Suspending the triple lock show for a single year showed pensioners just how tough life would be if it was axed altogether.
Happily, it has been reinstated and pensioners can now look forward to a record-breaking pay rise of 10.1 percent from next month as a result.
Despite that, the triple lock’s long-term outlook remains uncertain, as that double-digit increase will cost the Treasury almost £10billion a year.
But now a new piece of information could make its future a bit more secure.
In his Spring Budget on Wednesday, Chancellor Jeremy Hunt delivered news that the nation has been waiting to hear.
Quoting the Office for Budget Responsibility, he predicted that “inflation in the UK will fall from 10.7 percent in the final quarter of last year to 2.9 percent by the end of 2023”.
That’s a dramatic drop and pension experts immediately realised the positive implications for the triple lock.
Steven Cameron, pensions director at Aegon, said: “Hunt’s inflation predictions may make retaining triple lock for a further year more affordable”.
He noted that the triple lock inflation uplift is based on September’s number, which is likely to be a lot lower than January’s 10.1 percent.
Although inflation may not have fallen to 2.9 percent by September, it should still be a lot lower than it is today.
Cameron said a lower inflation figure reduces the likelihood of the formula producing another controversial double-digit state pension hike. “This may make it easier for the Government to retain the triple lock for another year.”
He wasn’t the only pensions expert to draw this conclusion.
Dean Butler, managing director for customer at Standard Life, said thanks to falling inflation “the debate about the triple lock’s future is likely to be less contentious this autumn, which is when the 2024-2025 state pension increase will be announced”.

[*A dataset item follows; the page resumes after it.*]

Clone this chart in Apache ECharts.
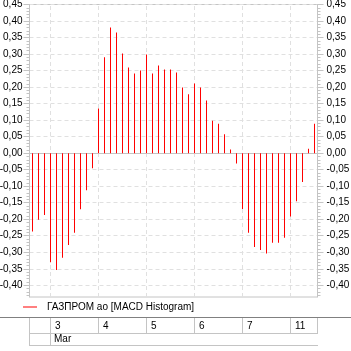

Inflation isn’t the only variable that counts when calculating the triple lock. Next year’s state pension will be increased by earnings instead, if they are higher.
Wages grew by 5.5 percent in the year to September 2022, and this figure would have been used for the triple lock if inflation hadn’t been higher.
The latest earnings figure, for the three months to January 2023, show average weekly wages grew by 5.7 percent.
Cameron reckons earnings growth could remain high throughout 2023, due to inflation and labour shortages.
If he’s right then earnings could be higher than inflation in September. In that case, state pensioners could get an inflation-busting increase from April 2024, assuing the triple lock survives.
That would be the best of both worlds, so long as wages don’t growth so fast that they trigger another triple lock suspension.
That seems highly unlikely with a potential general election next spring, and by January 2025 at the latest.
Prime Minister Rishi Sunak will not want to go to the polls having just infuriated 12 million pensioners.
The state triple pension lock may now prove more sustainable than many have feared.